Copy out every line exactly, passing over the pictures.

[start Supplied data]

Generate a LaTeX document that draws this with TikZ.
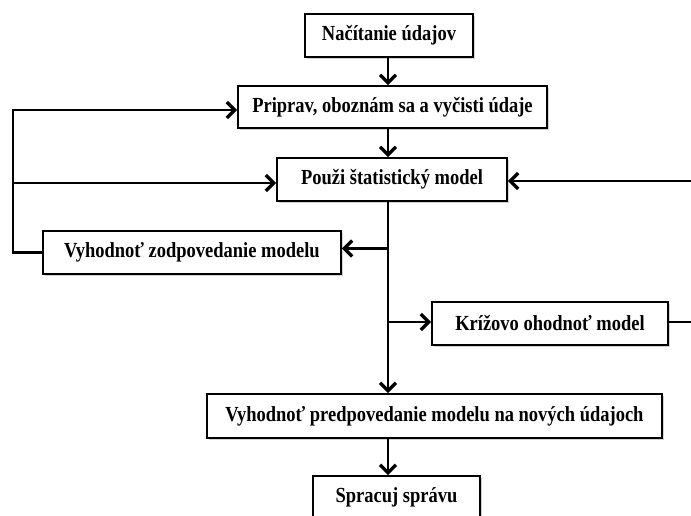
\documentclass[tikz,border=0pt]{standalone}
\usepackage{fontspec}
\setmainfont{Liberation Serif}[FakeStretch=0.86]
\usetikzlibrary{arrows.meta,shadows}
\begin{document}
\begin{tikzpicture}[x=1pt,y=-1pt,
  box/.style={draw=black, line width=1.6pt, fill=white, inner sep=0pt,
    font=\fontsize{21.5}{24}\selectfont\bfseries,
    drop shadow={shadow xshift=1.6pt, shadow yshift=-1.6pt, opacity=0.35}},
  arr/.style={line width=2.5pt, -{Straight Barb[length=8pt,width=16pt,line width=3.4pt]}}]
\useasboundingbox (0,0) rectangle (691,515);
\clip (0,0) rectangle (691,515);
\fill[white] (0,0) rectangle (691,515);
\node[box, minimum width=168pt, minimum height=43pt] (load) at (389,35.5) {Načítanie údajov};
\node[box, minimum width=309pt, minimum height=42pt] (prep) at (392.5,107) {Priprav, oboznám sa a vyčisti údaje};
\node[box, minimum width=230pt, minimum height=43pt] (use) at (392,179.5) {Použi štatistický model};
\node[box, minimum width=298pt, minimum height=43pt] (fit) at (192,252.5) {Vyhodnoť zodpovedanie modelu};
\node[box, minimum width=236pt, minimum height=43pt] (cv) at (550,323.5) {Krížovo ohodnoť model};
\node[box, minimum width=455pt, minimum height=44pt] (pred) at (434.5,416) {Vyhodnoť predpovedanie modelu na nových údajoch};
\node[box, minimum width=167pt, minimum height=43pt] (rep) at (396.5,497.5) {Spracuj správu};
\coordinate (S) at (388,0);
\coordinate (L) at (13,0);
\coordinate (R) at (720,0);
\draw[arr] (load.south -| S) -- (prep.north -| S);
\draw[arr] (prep.south -| S) -- (use.north -| S);
\draw[arr] (use.south -| S) -- (pred.north -| S);
\draw[arr] (pred.south -| S) -- (rep.north -| S);
\draw[arr] ([yshift=4pt]S |- fit.east) -- ([yshift=4pt]fit.east);
\draw[arr] ([yshift=1.5pt]S |- cv.west) -- ([yshift=1.5pt]cv.west);
\draw[arr] (fit.west) -- (fit.west -| L) |- ([yshift=-3pt]prep.west);
\draw[arr] ([yshift=-3.5pt]use.west -| L) -- ([yshift=-3.5pt]use.west);
\draw[arr] ([yshift=1.5pt]cv.east) -- ([yshift=1.5pt]cv.east -| R) |- ([yshift=-1.5pt]use.east);
\end{tikzpicture}
\end{document}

[end Supplied data]

[The solution]:
Generate a LaTeX document that draws this with TikZ.
\documentclass[tikz,border=0pt]{standalone}
\usepackage{fontspec}
\setmainfont{Liberation Serif}[FakeStretch=0.86]
\usetikzlibrary{arrows.meta,shadows}
\begin{document}
\begin{tikzpicture}[x=1pt,y=-1pt,
  box/.style={draw=black, line width=1.6pt, fill=white, inner sep=0pt,
    font=\fontsize{21.5}{24}\selectfont\bfseries,
    drop shadow={shadow xshift=1.6pt, shadow yshift=-1.6pt, opacity=0.35}},
  arr/.style={line width=2.5pt, -{Straight Barb[length=8pt,width=16pt,line width=3.4pt]}}]
\useasboundingbox (0,0) rectangle (691,515);
\clip (0,0) rectangle (691,515);
\fill[white] (0,0) rectangle (691,515);
\node[box, minimum width=168pt, minimum height=43pt] (load) at (389,35.5) {Načítanie údajov};
\node[box, minimum width=309pt, minimum height=42pt] (prep) at (392.5,107) {Priprav, oboznám sa a vyčisti údaje};
\node[box, minimum width=230pt, minimum height=43pt] (use) at (392,179.5) {Použi štatistický model};
\node[box, minimum width=298pt, minimum height=43pt] (fit) at (192,252.5) {Vyhodnoť zodpovedanie modelu};
\node[box, minimum width=236pt, minimum height=43pt] (cv) at (550,323.5) {Krížovo ohodnoť model};
\node[box, minimum width=455pt, minimum height=44pt] (pred) at (434.5,416) {Vyhodnoť predpovedanie modelu na nových údajoch};
\node[box, minimum width=167pt, minimum height=43pt] (rep) at (396.5,497.5) {Spracuj správu};
\coordinate (S) at (388,0);
\coordinate (L) at (13,0);
\coordinate (R) at (720,0);
\draw[arr] (load.south -| S) -- (prep.north -| S);
\draw[arr] (prep.south -| S) -- (use.north -| S);
\draw[arr] (use.south -| S) -- (pred.north -| S);
\draw[arr] (pred.south -| S) -- (rep.north -| S);
\draw[arr] ([yshift=4pt]S |- fit.east) -- ([yshift=4pt]fit.east);
\draw[arr] ([yshift=1.5pt]S |- cv.west) -- ([yshift=1.5pt]cv.west);
\draw[arr] (fit.west) -- (fit.west -| L) |- ([yshift=-3pt]prep.west);
\draw[arr] ([yshift=-3.5pt]use.west -| L) -- ([yshift=-3.5pt]use.west);
\draw[arr] ([yshift=1.5pt]cv.east) -- ([yshift=1.5pt]cv.east -| R) |- ([yshift=-1.5pt]use.east);
\end{tikzpicture}
\end{document}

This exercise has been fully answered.